Puncak Niaga’s Q2 net loss widens on higher operating cost

PETALING JAYA: Puncak Niaga Holdings Bhd’s net losses widened in the second quarter ended June 30, to RM30.38 million from RM18.26 million a year ago, due to higher operating cost.

This was despite contributions from its construction and water and wastewater segments, driving revenue to more than double in the quarter under review to RM29.63 million, from RM10.36 million in the preceding year’s corresponding quarter.

“The group is continuously looking to expand its operations in areas related to its core businesses and competencies in the water and wastewater, sewerage, environmental engineering and construction, both locally and abroad as well as exploring opportunities in new business sectors such as oil palm plantation and property development,’ its board of directors announced in a Bursa Malaysia filing.

It had on July 3, ventured into the oil palm segment through the acquisition of oil palm company Danum Sinar Sdn Bhd. The board is of view the acquisition will contribute positively to its long term earnings while also threading cautiously in managing the various challenges in the oil palm plantation sector such as fluctuations in crude palm oil prices, labour shortage and weather conditions.

However, it displayed a cautious outlook in the oil and gas sector, where it has continued to mitigate the identified risks.
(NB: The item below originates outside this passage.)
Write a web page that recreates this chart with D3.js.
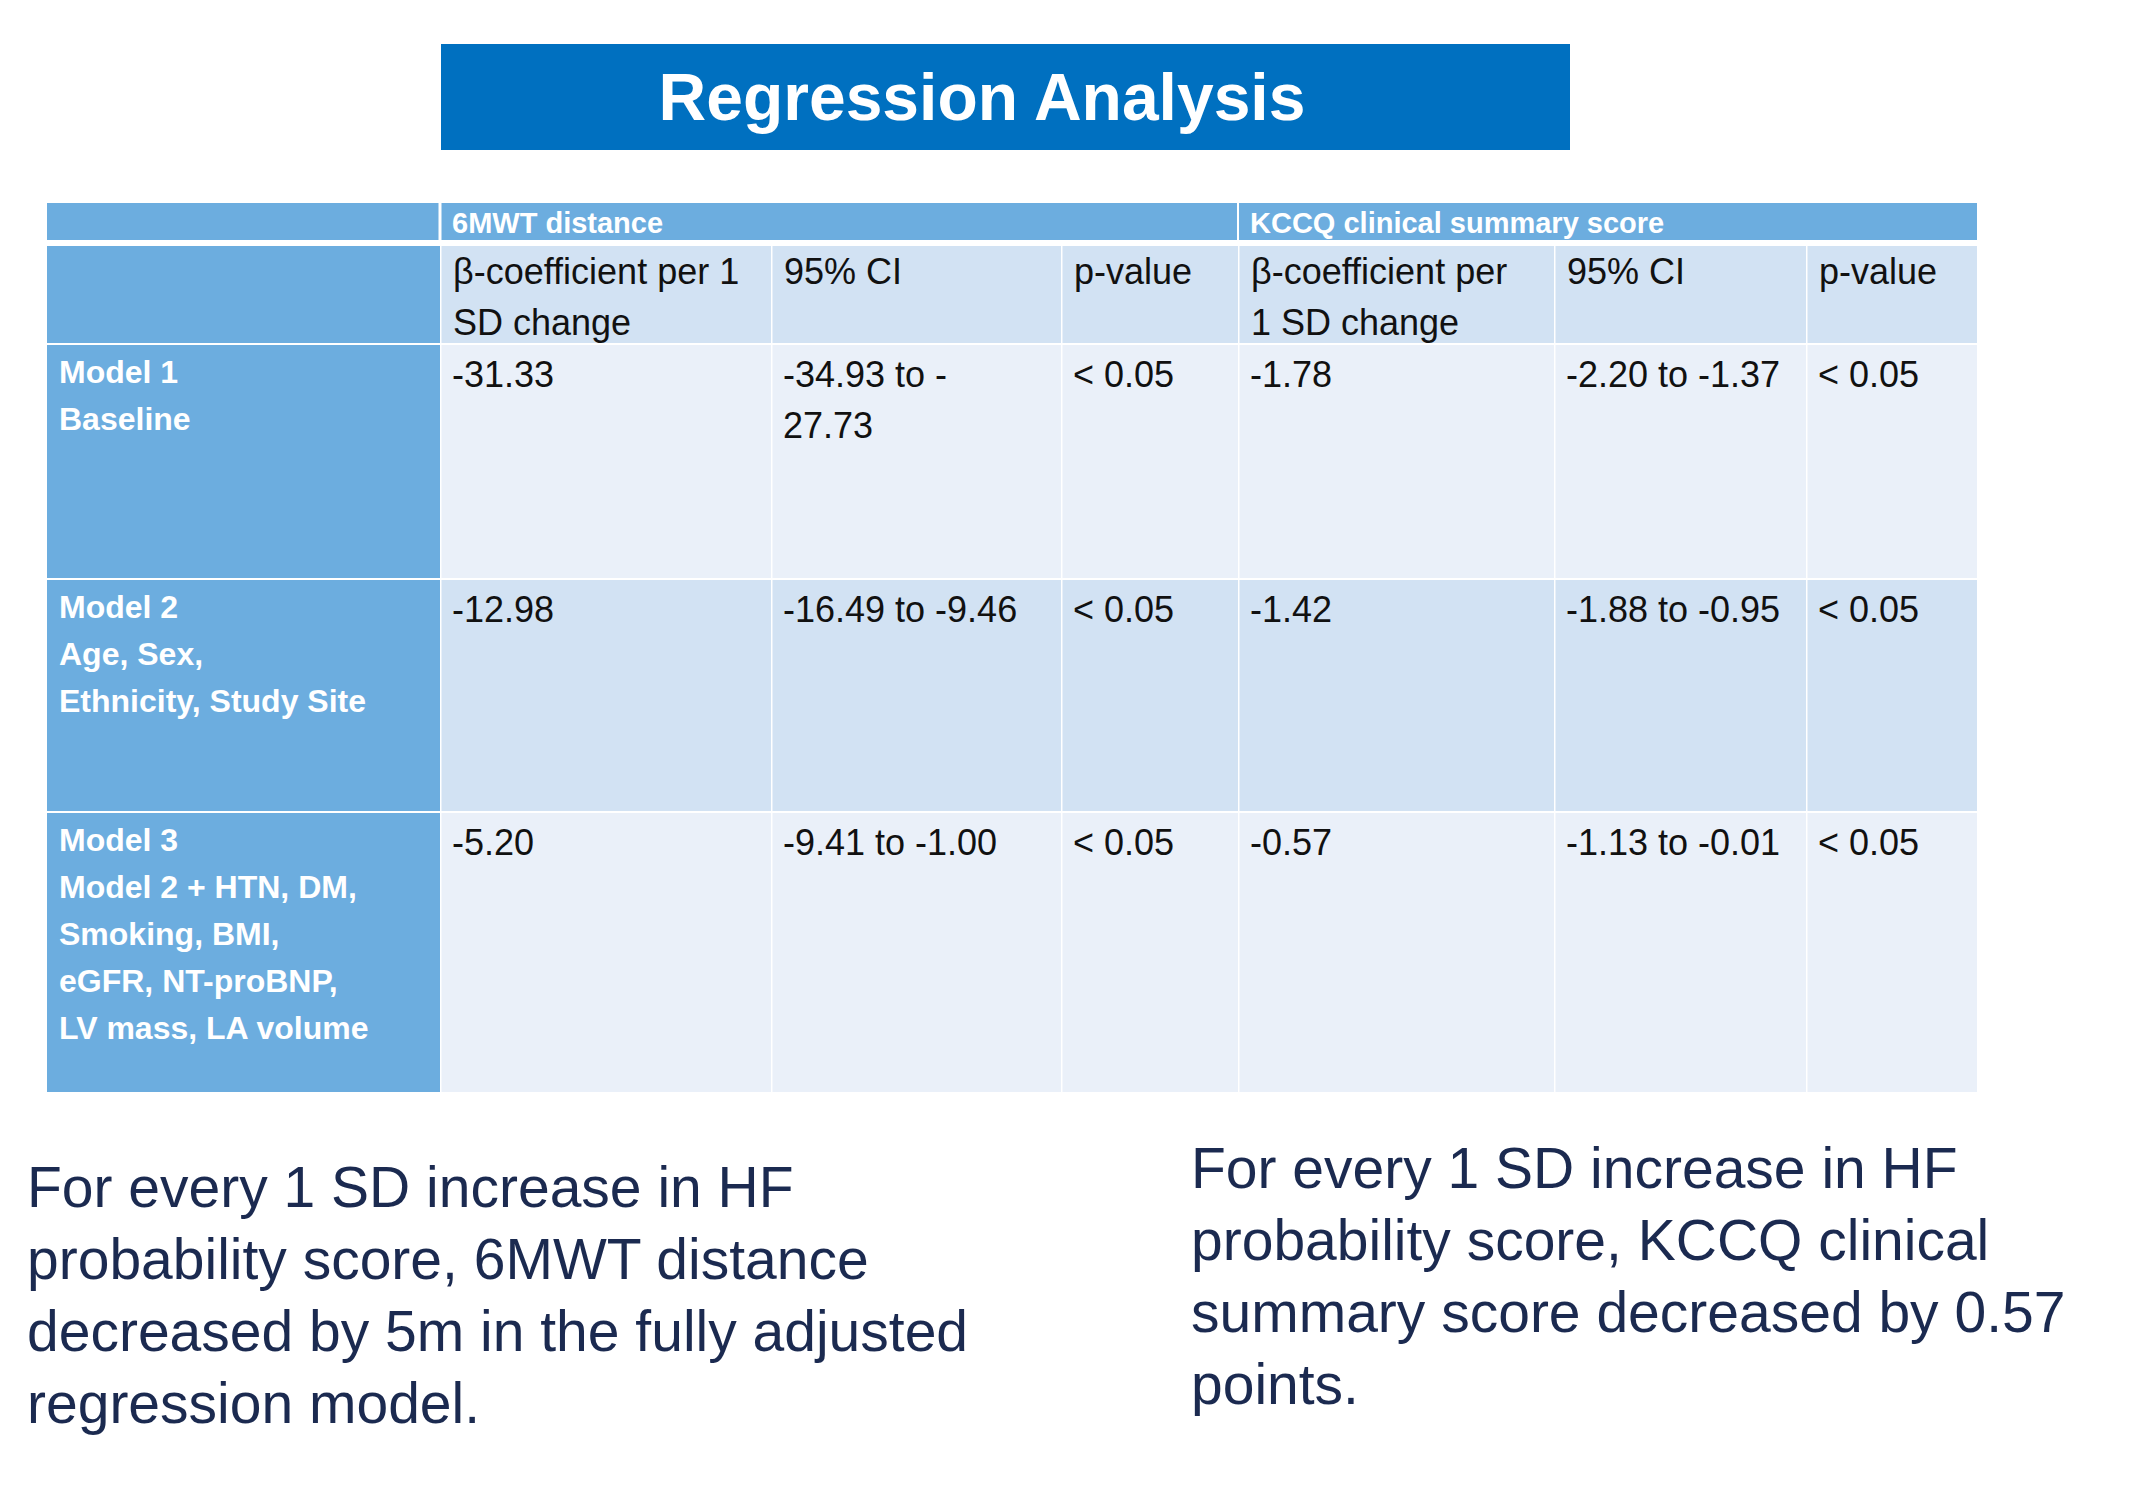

“Nevertheless, the group remains open to future possibilities and opportunities which may be worthwhile to be considered should there be a rebound in the crude oil price,” the board said.

For the first six months of the current financial year, Puncak Niaga’s net losses widened to RM73.10 million from RM63.80 million last year.

Revenue increased by 118% to RM 49.94 million from RM23.45 million.

Puncak Niaga’s shares were untraded at 77.5 sen.